The discovery of the hippocampal place cell (O’Keefe and Dostrovsky, 1971) provided convincing physiological evidence that the hippocampus creates a cognitive map of the environment. With time, it was found that the response properties of these place cells were more nuanced than expected. For example, “place cells” were found to be sensitive to both location and trajectory and that these neurons coupled their activity to specific phases of the hippocampal theta (7 Hz) oscillation. My research contributed to the expansion of the traditional view of the place cell by challenging the view that spatial coding in the hippocampus is an exclusive property of principal cells. Together with Drew Maurer and Bruce McNaughton, we determined that inhibitory interneurons convey precise information about space, and that this information is only identifiable if the phase of the theta rhythm at which interneurons fire is accounted for3. We used this phase-based definition of the place field to improve upon existing measures of place-field sizes, an approach which became useful in quantifying how the spatial scale of the cognitive map changes in different regions of the hippocampus2.

The second way my research extended the understanding of hippocampal function emerged from my collaboration with Dr. Douglas Nitz and our investigation of repeating place fields-- a recently-discovered phenomenon whereby multiple fields appear when animals visit locations with similar behavioral or visual features (Derdikman et al., 2009). Dr. Nitz and I found that these repeating fields shift forward in space as animals run on spiral-shaped tracks. Further experiments revealed that this shift was most likely due to a buildup of inertial navigation error, suggesting that animals were actually using an inertial/vestibular strategy as opposed to a visual cue based navigation strategy – even in brightly-lit rooms. This is an interesting contribution as one assumption in the field is that inertial navigational strategies are only employed when visual cues are unavailable.

1.    Cowen SL, Nitz DA (2014) Repeating Firing Fields of CA1 Neurons Shift Forward in Response to Increasing Angular Velocity. J Neurosci 34:232–241.

2.    Maurer AP, Cowen SL, Burke SN, Barnes CA, McNaughton BL (2006a) Organization of hippocampal cell assemblies based on theta phase precession. Hippocampus 16:785–794.

3.    Maurer AP, Cowen SL, Burke SN, Barnes CA, McNaughton BL (2006b) Phase precession in hippocampal interneurons showing strong functional coupling to individual pyramidal cells. J Neurosci 26:13485–13492.

5. Development of technologies for the neuroscience community.
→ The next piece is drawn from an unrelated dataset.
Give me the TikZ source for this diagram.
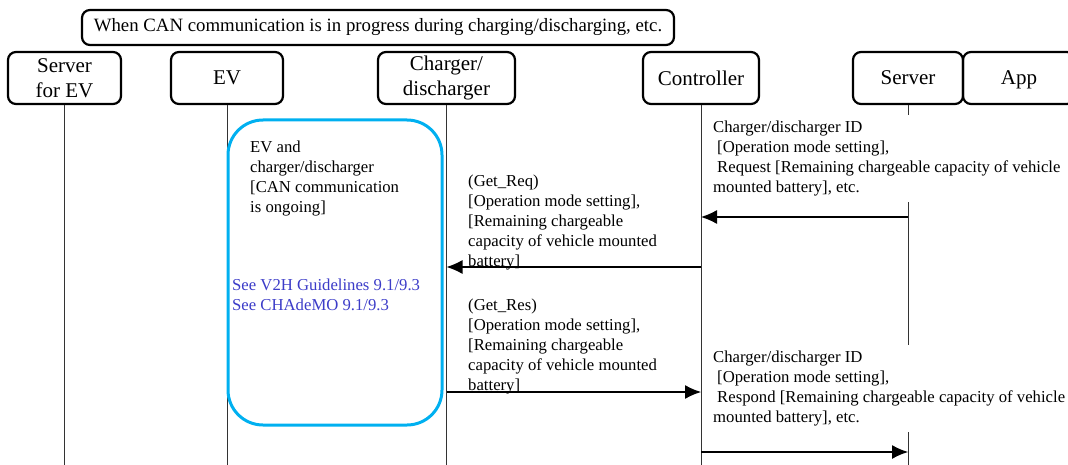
\documentclass[tikz,border=0pt]{standalone}
\usepackage{fontspec}
\setmainfont{Liberation Serif}
\usetikzlibrary{positioning}
\usetikzlibrary{arrows.meta,calc}
\definecolor{canblue}{RGB}{0,176,240}
\definecolor{refblue}{RGB}{60,60,200}
\tikzstyle{actor}=[draw,line width=2.2pt,rounded corners=8pt,minimum height=52pt,align=center,inner sep=2pt,font=\fontsize{21}{25}\selectfont]
\tikzstyle{lifeline}=[draw,line width=0.9pt,black!80]
\tikzstyle{msg}=[draw,line width=1.2pt,-{Latex[length=16pt,width=14pt]}]
\tikzstyle{note}=[align=left,inner sep=0pt,font=\fontsize{16.7}{20}\selectfont]
\tikzstyle{covernote}=[note,fill=white,inner xsep=3pt,inner ysep=6pt]
\tikzstyle{canbox}=[draw=canblue,line width=3pt,rounded corners=35pt,minimum width=214pt,minimum height=305pt]

\begin{document}
\begin{tikzpicture}[x=1pt,y=-1pt]
\useasboundingbox (0,0) rectangle (1068,465);

    % condition box
    \node[draw,line width=2.2pt,rounded corners=8pt,minimum width=592pt,minimum height=35pt,inner sep=0pt,font=\fontsize{18.8}{22}\selectfont] (cond) at (378,27.5) {When CAN communication is in progress during charging/discharging, etc.};

    % actors and lifelines
    \foreach \pos/\name/\boxw/\label in {{(64.5,78)/sev/113/{Server\\for EV}}, {(227,78)/ev/112/EV}, {(446.5,78)/chg/137/{Charger/\\discharger}}, {(701,78)/ctl/116/Controller}, {(908,78)/srv/110/Server}, {(1019,78)/app/112/{\raisebox{0pt}[\height][0pt]{App}}}}
        \node[actor,minimum width=\boxw pt] (\name) at \pos {\label};

    \foreach \name in {sev,ev,chg,ctl,srv}
    {
        \coordinate (\name-end) at (\name.south |- 0,466);
        \path[lifeline] (\name.south) -- (\name-end);
    }

    % CAN box on EV / charger side
    \node[canbox] (can) at (335,272.5) {};
    \node[note,anchor=north west] (cantxt) at (250,141) {EV and\\charger/discharger\\{}[CAN communication\\is ongoing]};
    \node[note,anchor=north west,text=refblue] (seetxt) at (232,279) {See V2H Guidelines 9.1/9.3\\See CHAdeMO 9.1/9.3};

    % messages
    \foreach \src/\dst/\y in {srv/ctl/217, ctl/chg/267, chg/ctl/392, ctl/srv/452}
    {
        \coordinate (\src-\y) at (\src.south |- 0,\y);
        \coordinate (\dst-\y-in) at (\dst.south |- 0,\y);
        \path[msg] (\src-\y) -- (\dst-\y-in);
    }

    \node[covernote,anchor=north west] (reqtxt) at (710,115) {Charger/discharger ID\\\hspace*{4pt}[Operation mode setting],\\\hspace*{4pt}Request [Remaining chargeable capacity of vehicle\\mounted battery], etc.};
    \node[note,anchor=north west] (getreq) at (468,175) {(Get\_Req)\\{}[Operation mode setting],\\{}[Remaining chargeable\\capacity of vehicle mounted\\battery]};
    \node[note,anchor=north west] (getres) at (468,299) {(Get\_Res)\\{}[Operation mode setting],\\{}[Remaining chargeable\\capacity of vehicle mounted\\battery]};
    \node[covernote,anchor=north west] (restxt) at (710,345) {Charger/discharger ID\\\hspace*{4pt}[Operation mode setting],\\\hspace*{4pt}Respond [Remaining chargeable capacity of vehicle\\mounted battery], etc.};

\end{tikzpicture}
\end{document}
My students and I have worked to develop software and hardware to assist the neuroscience community. Below is a list of some of these contributions:

  • Produced an interactive graphical system for real-time and off-line spike sorting (Waveform Cutter, Cowen 2002). This tool became an integral part of MClust (David Redish, U. Michigan), one of the most popular open-source spike-sorting systems.
  • To better characterize fine body movements in animals as they perform decision-making behaviors, I developed a novel 9-axis head-mounted inertial measurement system. Prototypes of this system are being developed for three laboratories for the investigation brain-body interactions in the hippocampus, parietal cortex, and prefrontal cortex.
  • My lab has designed and built numerous automated maze systems for the training and testing of decision-making and memory-driven behaviors. The design and required software is freely available online. I helped set up these systems in the laboratories of three collaborators and they continue to be used.
  • We were awarded a 2014 NSF BRAIN EAGER grant to develop technologies for the simultaneous recording of the activities of ensembles of neurons and real-time measurement of dopamine release. Since receiving support, we have produce working versions of this device and successfully tested the device in anesthetized and awake and behaving rats. The next stage of development will be to improve the hardware and software to improve robustness and ease of use.